Question

Write Coulomb’s law in vector form and show that it obeys Newton’s third law of motion.

Answer 1

Coulomb’s law defines the electrostatic force that acts between the two charges. As a force is a vector, thus, Coulomb's law also becomes a vector. As, Newton’s third law of motion applies to the property of forces, thus, the Coulomb’s law and Newton’s third law of motion are interrelated to each other.

Formula used:
$\overset{\to }{\mathop{F}}\,=\dfrac{1}{4\pi {{\varepsilon }_{0}}}\dfrac{{{q}_{1}}{{q}_{2}}}{|\overset{\to }{\mathop{d}}\,{{|}^{2}}}\overset{\hat{\ }}{\mathop{r}}\,$

Complete answer:
Let us understand the concepts of Coulomb’s law and Newton’s third law of motion.

Coulomb’s law states that “The electrostatic force of attraction/repulsion between the charged particles is directly proportional to the product of the magnitude of the charges and is inversely proportional to the distance between the same two charged particles.

Newton’s third law of motion is defined as, “For every action, there is an equal and opposite reaction.” The quantities, equal and opposite refers to the magnitude and the direction as, equal in magnitude and opposite in direction.

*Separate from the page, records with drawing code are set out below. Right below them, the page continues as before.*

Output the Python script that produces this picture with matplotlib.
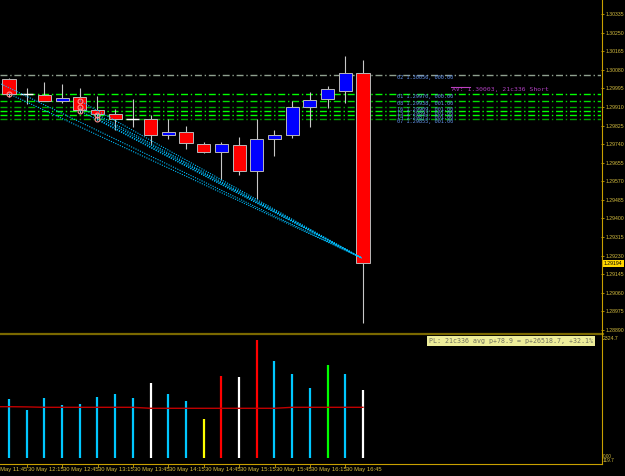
import matplotlib
matplotlib.use('Agg')
from matplotlib import pyplot as plt
from matplotlib.patches import Rectangle
from matplotlib.lines import Line2D

## DATA ##
# 15 minute bars, 30 May 12:00 .. 17:00
opens  = [1.30038, 1.29969, 1.29965, 1.29937, 1.29956, 1.29896, 1.29878, 1.29855, 1.29855, 1.29782, 1.29795,
          1.29741, 1.29704, 1.29736, 1.29617, 1.29763, 1.29782, 1.29910, 1.29946, 1.29983, 1.30065]
highs  = [1.30040, 1.29997, 1.30024, 1.30015, 1.29997, 1.29960, 1.29901, 1.29946, 1.29873, 1.29855, 1.29823,
          1.29750, 1.29750, 1.29773, 1.29855, 1.29805, 1.29937, 1.29978, 1.30006, 1.30143, 1.30125]
lows   = [1.29956, 1.29924, 1.29937, 1.29928, 1.29882, 1.29850, 1.29805, 1.29818, 1.29736, 1.29763, 1.29718,
          1.29699, 1.29576, 1.29599, 1.29489, 1.29686, 1.29768, 1.29818, 1.29905, 1.29928, 1.28922]
closes = [1.29969, 1.29969, 1.29937, 1.29951, 1.29896, 1.29878, 1.29855, 1.29855, 1.29782, 1.29795, 1.29745,
          1.29704, 1.29741, 1.29617, 1.29763, 1.29782, 1.29910, 1.29942, 1.29992, 1.30065, 1.29194]

vols = [1143, 930, 1162, 1027, 1040, 1182, 1234, 1156, 1453, 1234, 1110,
        755, 1588, 1569, 2286, 1879, 1621, 1350, 1801, 1633, 1311]
vol_colors = ['#00c8ff'] * 8 + ['white', '#00c8ff', '#00c8ff', '#ffff00', '#ff0000', 'white', '#ff0000',
              '#00c8ff', '#00c8ff', '#00c8ff', '#00ff00', '#00c8ff', 'white']
vol_ma = [994, 990, 982, 982, 982, 982, 982, 982, 963, 963, 963,
          963, 963, 963, 963, 963, 982, 982, 982, 982, 982]

price_ticks = [1.28890, 1.28975, 1.29060, 1.29145, 1.29230, 1.29315, 1.29400, 1.29485, 1.29570,
               1.29655, 1.29740, 1.29825, 1.29910, 1.29995, 1.30080, 1.30165, 1.30250, 1.30335]
time_labels = ['30 May 11:45', '30 May 12:15', '30 May 12:45', '30 May 13:15', '30 May 13:45', '30 May 14:15',
               '30 May 14:45', '30 May 15:15', '30 May 15:45', '30 May 16:15', '30 May 16:45']
time_pos = [-1, 1, 3, 5, 7, 9, 11, 13, 15, 17, 19]

# open orders: name, price, bar of entry
order_names  = ['02', '01', '08', '16', '15', '14', '07']
order_prices = [1.30056, 1.29970, 1.29938, 1.29909, 1.29893, 1.29875, 1.29855]
order_lots   = ['000.00', '000.00', '001.00', '001.00', '001.00', '001.00', '001.00']
order_bars   = [-1.5, 0, 4, 4, 4, 5, 5]
order_colors = ['#8fa08f', '#00ff00', '#00e000', '#00a800', '#00ff00', '#00ff00', '#00a000']
exit_bar, exit_price = 19.93, 1.29219
avg_price = 1.30003
current = 1.29194
pl_text = 'PL: 21c336 avg p+78.9 = p+26518.7, +32.1%'

## LAYOUT ##
W, H = 625, 476
GOLD = '#c8a000'
TXT = '#d8c040'
SMALL = 'Liberation Sans'
fig = plt.figure(figsize=(W / 100, H / 100), dpi=100, facecolor='black')
ax = fig.add_axes([0, 1 - 333 / H, 601 / W, 333 / H], facecolor='black')
axv = fig.add_axes([0, 1 - 463 / H, 601 / W, 128 / H], facecolor='black')

xlim = (-0.508, 33.45)
for a in (ax, axv):
    a.set_xlim(*xlim)
    for s in a.spines.values():
        s.set_visible(False)
    a.set_xticks([])

ax.set_ylim(1.28876, 1.30399)
axv.set_ylim(-97, 2383)
axv.set_yticks([])

# price axis
ax.yaxis.tick_right()
ax.set_yticks(price_ticks)
ax.set_yticklabels(['%.5f' % p for p in price_ticks], family=SMALL)
ax.tick_params(axis='y', colors=GOLD, labelcolor=TXT, labelsize=3.7, length=2, width=0.6, pad=1.2)

# candles
for i, (o, h, l, c) in enumerate(zip(opens, highs, lows, closes)):
    ax.vlines(i, l, h, color='#c8c8c8', lw=0.8, zorder=2)
    if c == o:
        ax.hlines(o, i - 0.37, i + 0.37, color='white', lw=1.0, zorder=3)
    else:
        col = '#0000ff' if c > o else '#ff0000'
        ax.add_patch(Rectangle((i - 0.37, min(o, c)), 0.74, abs(c - o), facecolor=col,
                               edgecolor='#b8b8b8', lw=0.7, zorder=3))

# order lines, labels and trade paths
for name, p, lot, b, col in zip(order_names, order_prices, order_lots, order_bars, order_colors):
    ax.axhline(p, color=col, lw=1.0, ls=(0, (5, 2, 1, 2)), zorder=1)
    ax.text(21.92, p, '%s %.5f, %s' % (name, p, lot), color='#6495ed', fontsize=3.8,
            family='DejaVu Sans Mono', va='top', ha='left', zorder=5)
    ax.plot([b, exit_bar], [p, exit_price], color='#00bfff', lw=0.8, ls=(0, (1, 1.2)), zorder=4)
    if b >= 0:
        ax.plot(b, p, 'o', ms=3.5, mfc='none', mec='#ff9090', mew=0.8, zorder=6)

ax.plot([25.0, 26.05], [avg_price, avg_price], color='#c040c0', lw=0.8, zorder=5)
ax.text(25.05, avg_price - 0.00002, 'AV: %.5f, 21c336 Short' % avg_price, color='#b040c0',
        fontsize=4.6, family='DejaVu Sans Mono', va='top', ha='left', zorder=5)

# volume panel
axv.vlines(range(len(vols)), 0, vols, colors=vol_colors, lw=1.6, zorder=2)
axv.plot([-0.6] + list(range(len(vol_ma))), [vol_ma[0]] + vol_ma, color='#c00000', lw=1.0, zorder=3)

## FRAME ##
def px_line(x0, y0, x1, y1, color, lw):
    fig.add_artist(Line2D([x0 / W, x1 / W], [1 - y0 / H, 1 - y1 / H], color=color, lw=lw,
                          transform=fig.transFigure))

px_line(0, 333.5, 603, 333.5, '#7a6800', 1.6)
px_line(601.5, 0, 601.5, 463.5, GOLD, 0.8)
px_line(0, 463.5, 601.5, 463.5, GOLD, 0.8)

for lab, b in zip(time_labels, time_pos):
    x = 9 + 17.7 * b
    px_line(x, 463.5, x, 467, GOLD, 0.6)
    fig.text((x + 1) / W, 1 - 469.5 / H, lab, color=TXT, fontsize=4.2, family=SMALL,
             va='center', ha='left')

fig.text(603 / W, 1 - 338 / H, '2324.7', color=TXT, fontsize=3.7, family=SMALL, va='center', ha='left')
fig.text(603 / W, 1 - 457 / H, '0.00', color=TXT, fontsize=3.4, family=SMALL, va='center', ha='left')
fig.text(603 / W, 1 - 461 / H, '119.7', color=TXT, fontsize=3.4, family=SMALL, va='center', ha='left')

fig.text(604 / W, 1 - 263.5 / H, '%.5f' % current, color='black', fontsize=3.7, family=SMALL,
         va='center', ha='left', bbox=dict(boxstyle='square,pad=0.25', fc='#ffd700', ec='none'))

fig.text(429 / W, 1 - 340.5 / H, pl_text, color='#707060', fontsize=4.8, family='DejaVu Sans Mono',
         va='center', ha='left', bbox=dict(boxstyle='square,pad=0.3', fc='#eeee9a', ec='none'))

plt.savefig('out.png', dpi=100, facecolor='black')
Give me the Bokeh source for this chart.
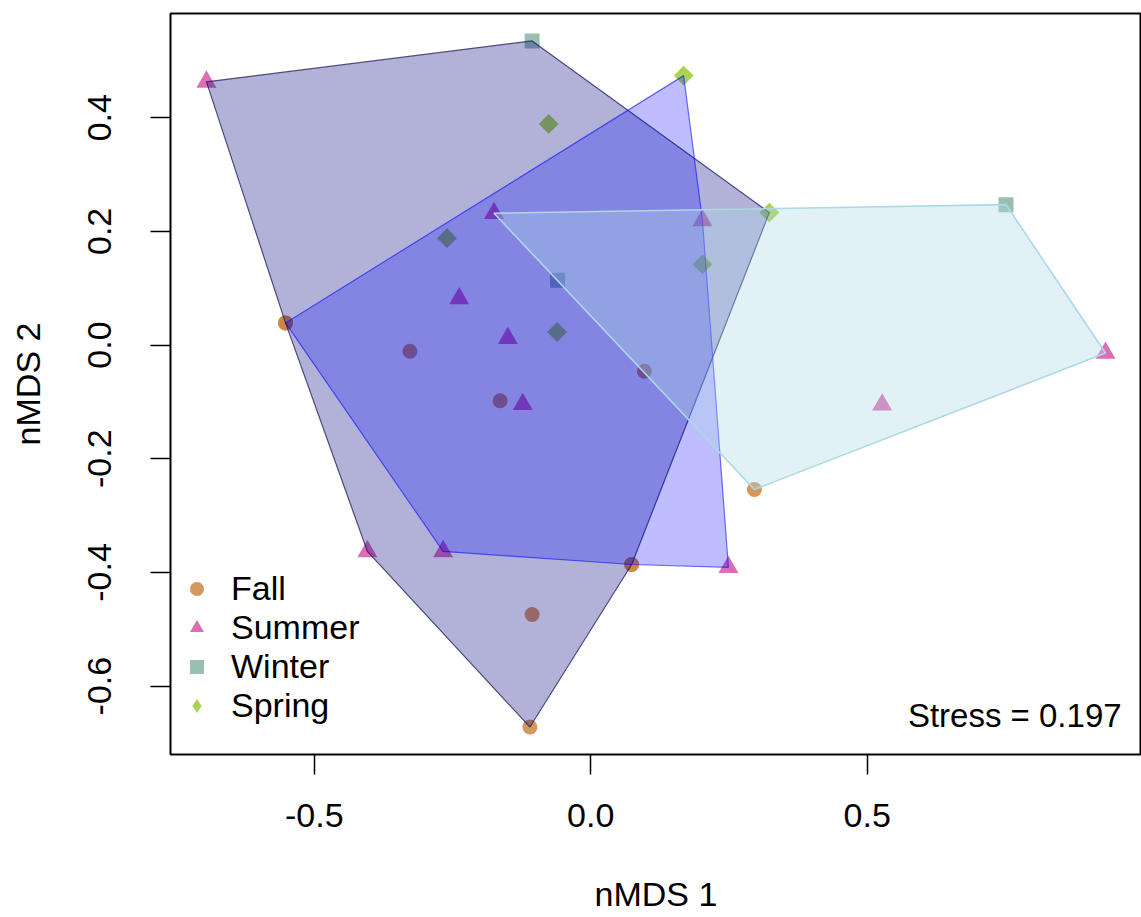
import math
from bokeh.plotting import figure
from bokeh.models import Range1d, FixedTicker, PrintfTickFormatter, Label, Legend, LegendItem
from bokeh.embed import file_html
from bokeh.resources import INLINE

# ---------------- data (nMDS scores) ----------------
seasons = ["Fall", "Summer", "Winter", "Spring"]

fall_x = [-0.552, -0.552, -0.327, -0.164, 0.097, 0.296, 0.074, 0.074, -0.106, -0.110]
fall_y = [0.039, 0.039, -0.011, -0.098, -0.046, -0.254, -0.386, -0.386, -0.474, -0.672]
fall_g = ["A", "B", "B", "B", "C", "C", "A", "B", "A", "A"]

summer_x = [-0.695, -0.175, -0.238, -0.150, -0.123, -0.404, -0.267, 0.249, 0.202, 0.527, 0.931]
summer_y = [0.463, 0.232, 0.082, 0.012, -0.104, -0.363, -0.363, -0.391, 0.219, -0.105, -0.014]
summer_g = ["A", "C", "B", "B", "B", "A", "B", "B", "B", "C", "C"]

winter_x = [-0.106, -0.060, 0.751]
winter_y = [0.535, 0.114, 0.247]
winter_g = ["A", "C", "C"]

spring_x = [0.168, -0.076, -0.260, -0.061, 0.202, 0.323]
spring_y = [0.474, 0.389, 0.188, 0.023, 0.142, 0.233]
spring_g = ["B", "A", "B", "B", "C", "A"]

hull_groups = ["A", "B", "C"]
stress = 0.197

x_ticks = [-0.5, 0.0, 0.5]
y_ticks = [-0.6, -0.4, -0.2, 0.0, 0.2, 0.4]

# ---------------- styling ----------------
season_style = {
    "Fall":   dict(marker="circle", size=15, color="#CD853F", alpha=0.85, angle=0.0, legend_marker="circle"),
    "Summer": dict(marker="triangle", size=20, color="#C71585", alpha=0.62, angle=0.0, legend_marker="triangle"),
    "Winter": dict(marker="square", size=15, color="#458B74", alpha=0.55, angle=0.0, legend_marker="square"),
    "Spring": dict(marker="square", size=14, color="#9ACD32", alpha=0.85, angle=math.pi / 4, legend_marker="diamond"),
}
hull_style = {
    "A": dict(fill="#000080", fill_alpha=0.30, line="#1A1A5A", line_alpha=0.75, width=1.2),
    "B": dict(fill="#0000FF", fill_alpha=0.26, line="#0000FF", line_alpha=0.55, width=1.2),
    "C": dict(fill="#ADD8E6", fill_alpha=0.35, line="#ADD8E6", line_alpha=1.0, width=1.6),
}
FONT = "Liberation Sans"

series = {
    "Fall": (fall_x, fall_y, fall_g),
    "Summer": (summer_x, summer_y, summer_g),
    "Winter": (winter_x, winter_y, winter_g),
    "Spring": (spring_x, spring_y, spring_g),
}

all_x = fall_x + summer_x + winter_x + spring_x
all_y = fall_y + summer_y + winter_y + spring_y
xs_span = max(all_x) - min(all_x)
ys_span = max(all_y) - min(all_y)
xlo, xhi = min(all_x) - 0.04 * xs_span, max(all_x) + 0.04 * xs_span
ylo, yhi = min(all_y) - 0.04 * ys_span, max(all_y) + 0.04 * ys_span


def convex_hull(points):
    pts = sorted(set(points))
    if len(pts) <= 2:
        return pts

    def cross(o, a, b):
        return (a[0] - o[0]) * (b[1] - o[1]) - (a[1] - o[1]) * (b[0] - o[0])

    lower, upper = [], []
    for pt in pts:
        while len(lower) >= 2 and cross(lower[-2], lower[-1], pt) <= 0:
            lower.pop()
        lower.append(pt)
    for pt in reversed(pts):
        while len(upper) >= 2 and cross(upper[-2], upper[-1], pt) <= 0:
            upper.pop()
        upper.append(pt)
    return lower[:-1] + upper[:-1]


p = figure(
    width=1141, height=917,
    x_range=Range1d(xlo, xhi), y_range=Range1d(ylo, yhi),
    output_backend="svg", toolbar_location=None,
    min_border_left=170, min_border_right=0, min_border_top=13, min_border_bottom=163,
)
p.grid.visible = False
p.outline_line_color = "black"
p.outline_line_width = 2
p.background_fill_color = "white"
p.border_fill_color = "white"

# points (drawn first, hulls over them)
renderers = {}
for s in seasons:
    x, y, g = series[s]
    st = season_style[s]
    renderers[s] = p.scatter(
        x, y, marker=st["marker"], size=st["size"], angle=st["angle"],
        fill_color=st["color"], fill_alpha=st["alpha"], line_color=None,
    )

# legend keys: hidden copies (legend keys are drawn unrotated, so each gets its own key marker)
legend_keys = {}
for s in seasons:
    x, y, g = series[s]
    st = season_style[s]
    legend_keys[s] = p.scatter(
        x, y, marker=st["legend_marker"], size=st["size"],
        fill_color=st["color"], fill_alpha=st["alpha"], line_color=None, visible=False,
    )

# convex hulls per group
for grp in hull_groups:
    pts = []
    for s in seasons:
        x, y, g = series[s]
        pts += [(xx, yy) for xx, yy, gg in zip(x, y, g) if gg == grp]
    h = convex_hull(pts)
    st = hull_style[grp]
    p.patch([q[0] for q in h], [q[1] for q in h],
            fill_color=st["fill"], fill_alpha=st["fill_alpha"],
            line_color=st["line"], line_alpha=st["line_alpha"], line_width=st["width"])

# axes
for ax, ticks in ((p.xaxis[0], x_ticks), (p.yaxis[0], y_ticks)):
    ax.ticker = FixedTicker(ticks=ticks)
    ax.formatter = PrintfTickFormatter(format="%.1f")
    ax.axis_line_color = None
    ax.minor_tick_line_color = None
    ax.major_tick_out = 20
    ax.major_tick_in = 0
    ax.major_tick_line_width = 1.5
    ax.major_tick_line_color = "black"
    ax.major_label_text_font = FONT
    ax.major_label_text_font_size = "34px"
    ax.major_label_text_color = "black"
    ax.axis_label_text_font = FONT
    ax.axis_label_text_font_size = "34px"
    ax.axis_label_text_font_style = "normal"
    ax.axis_label_text_color = "black"

p.xaxis.major_label_standoff = 29
p.xaxis.axis_label = "nMDS 1"
p.xaxis.axis_label_standoff = 45
p.yaxis.major_label_orientation = "vertical"
p.yaxis.major_label_standoff = 39
p.yaxis.axis_label = "nMDS 2"
p.yaxis.axis_label_standoff = 39

# stress annotation
p.add_layout(Label(x=xhi - 0.036, y=ylo + 0.068, text=f"Stress = {stress}",
                   text_align="right", text_baseline="alphabetic",
                   text_font=FONT, text_font_size="33px", text_color="black"))

legend = Legend(
    items=[LegendItem(label=s, renderers=[legend_keys[s]]) for s in seasons],
    location=(9, 29), orientation="vertical", click_policy="none",
    border_line_color=None, background_fill_alpha=0.0, inactive_fill_alpha=0.0,
    label_text_font=FONT, label_text_font_size="34px", label_text_color="black",
    glyph_width=35, glyph_height=39, label_height=39, spacing=0, padding=0, margin=0,
    label_standoff=17,
)
p.add_layout(legend)

open("out.html", "w").write(file_html(p, INLINE))
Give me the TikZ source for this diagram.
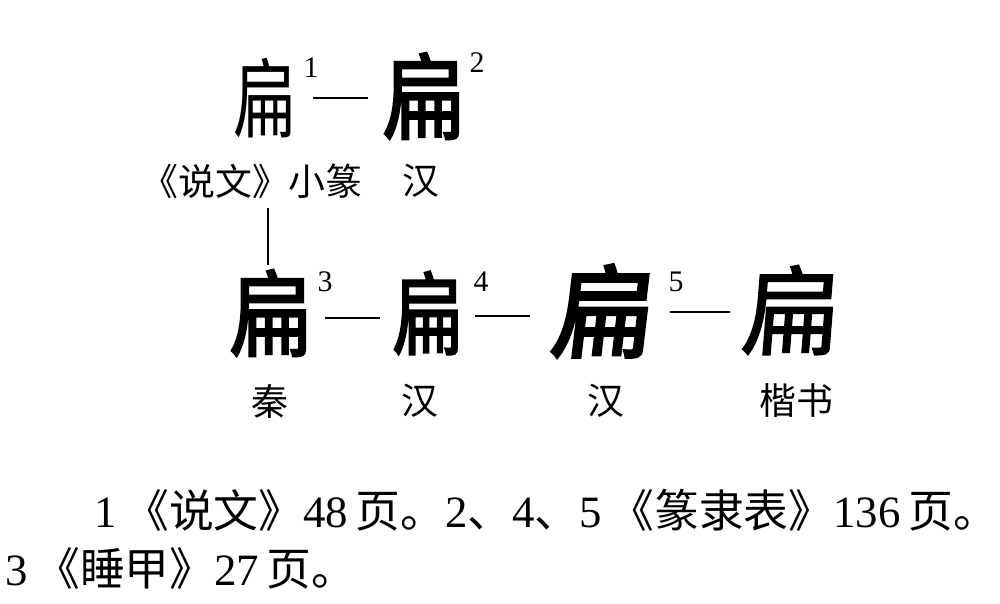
\documentclass[tikz,border=0pt]{standalone}
\usepackage{fontspec}
\setmainfont{Liberation Serif}
\newfontfamily\cjk{Noto Sans CJK SC}
\newfontfamily\cjkthin{Noto Sans CJK SC}
\newfontfamily\cjkbold[FakeBold=2.5]{Noto Sans CJK SC}
\newfontfamily\cjkslant[FakeBold=3,FakeSlant=0.12]{Noto Sans CJK SC}
\newfontfamily\cjkmid[FakeBold=1.5,FakeSlant=0.08]{Noto Sans CJK SC}
\begin{document}
\begin{tikzpicture}[x=0.02cm,y=-0.02cm,
  glyph/.style={inner sep=0pt,font=\fontsize{52}{56}\selectfont},
  supnum/.style={inner sep=0pt,font=\fontsize{17}{18}\selectfont},
  lab/.style={inner sep=0pt,font=\cjk\fontsize{21}{24}\selectfont},
  note/.style={inner sep=0pt,anchor=west,font=\fontsize{25.5}{29}\selectfont},
  link/.style={line width=1.3pt,black}]
\fill[white] (0,0) rectangle (1000,603);
\useasboundingbox (0,0) rectangle (1000,603);
% row 1
\node[glyph,xscale=0.72,font=\cjkthin\fontsize{50}{54}\selectfont] (g1) at (265,98) {扁};
\node[supnum] (s1) at (311,68) {1};
\node[glyph,xscale=0.88,font=\cjkbold\fontsize{54}{58}\selectfont] (g2) at (424,96) {扁};
\node[supnum] (s2) at (477,63) {2};
\draw[link] (313,98) coordinate (d1a) -- (368,98) coordinate (d1b);
\node[lab] (la1) at (252,181) {《说文》小篆};
\node[lab] (la2) at (421,181) {汉};
% vertical connector
\draw[link] (268,208) coordinate (v1) -- (268,265) coordinate (v2);
% row 2
\node[glyph,xscale=0.88,font=\cjkbold\fontsize{54}{58}\selectfont] (g3) at (271,313) {扁};
\node[supnum] (s3) at (325,282) {3};
\node[glyph,xscale=0.78,font=\cjkbold\fontsize{52}{56}\selectfont] (g4) at (428,313) {扁};
\node[supnum] (s4) at (481,282) {4};
\node[glyph,font=\cjkslant\fontsize{58}{62}\selectfont] (g5) at (600,311) {扁};
\node[supnum] (s5) at (676,282) {5};
\node[glyph,font=\cjkmid\fontsize{56}{60}\selectfont] (g6) at (789,310) {扁};
\draw[link] (325,318) coordinate (d2a) -- (380,318) coordinate (d2b);
\draw[link] (475,316) coordinate (d3a) -- (530,316) coordinate (d3b);
\draw[link] (670,312) coordinate (d4a) -- (730,312) coordinate (d4b);
\node[lab] (lb1) at (270,401) {秦};
\node[lab] (lb2) at (420,401) {汉};
\node[lab] (lb3) at (606,401) {汉};
\node[lab] (lb4) at (796,401) {楷书};
% notes
\node[note] (n1) at (94,510) {1\,{\cjk《说文》}48\,{\cjk 页。}2{\cjk 、}4{\cjk 、}5\,{\cjk《篆隶表》}136\,{\cjk 页。}};
\node[note] (n2) at (5,568) {3\,{\cjk《睡甲》}27\,{\cjk 页。}};
\end{tikzpicture}
\end{document}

The Coulomb’s law of force deals with the electrostatic force that is generated between the charged particles whereas Newton's law of motion deals with the action and the related reaction between the bodies.
Now consider Coulomb's law.
Using the statement, we have,
$F\propto {{q}_{1}}{{q}_{2}}$and $F\propto \dfrac{1}{{{d}^{2}}}$
$\Rightarrow F\propto \dfrac{{{q}_{1}}{{q}_{2}}}{{{d}^{2}}}$
$\Rightarrow \overset{\to }{\mathop{F}}\,=\dfrac{1}{4\pi {{\varepsilon }_{0}}}\dfrac{{{q}_{1}}{{q}_{2}}}{|\overset{\to }{\mathop{d}}\,{{|}^{2}}}\overset{\hat{\ }}{\mathop{r}}\,$
Where r represents the unit vector, ${{q}_{1}},{{q}_{2}}$represents the charges and d represents the distance between the charges.

Hence the vector form of Coulomb's law.

Let ${{F}_{1}}$be the electrostatic force applied by the charge ${{q}_{1}}$on to the charge ${{q}_{2}}$. So, we have,
$\overset{\to }{\mathop{{{F}_{12}}}}\,=\dfrac{1}{4\pi {{\varepsilon }_{0}}}\dfrac{{{q}_{1}}{{q}_{2}}}{|\overset{\to }{\mathop{d}}\,{{|}^{2}}}\overset{\hat{\ }}{\mathop{{{r}_{12}}}}\,$ …… (1)
Let ${{F}_{2}}$be the electrostatic force applied by the charge ${{q}_{2}}$on to the charge ${{q}_{1}}$. So, we have,
$\overset{\to }{\mathop{{{F}_{21}}}}\,=\dfrac{1}{4\pi {{\varepsilon }_{0}}}\dfrac{{{q}_{1}}{{q}_{2}}}{|\overset{\to }{\mathop{d}}\,{{|}^{2}}}\overset{\hat{\ }}{\mathop{{{r}_{21}}}}\,$…… (2)

Comparing the equations (1) and (2), we get,
$\overset{\to }{\mathop{{{F}_{12}}}}\,=-\overset{\to }{\mathop{{{F}_{21}}}}\,$……. (3)

As both the equations, that is, (1) and (2), represent the same force in terms of the magnitude and the equation (3) represents the opposite directions of forces, thus, implies that the Coulomb’s law obeys Newton’s third law of motion.

Note:
The things to be on your finger-tips for further information on solving these types of problems are: A tip to understand this type of concept is, to remember the scalar and vector quantities. When both the quantities, that is, the magnitude and the direction are involved, then those quantities will be vector quantities, but not all.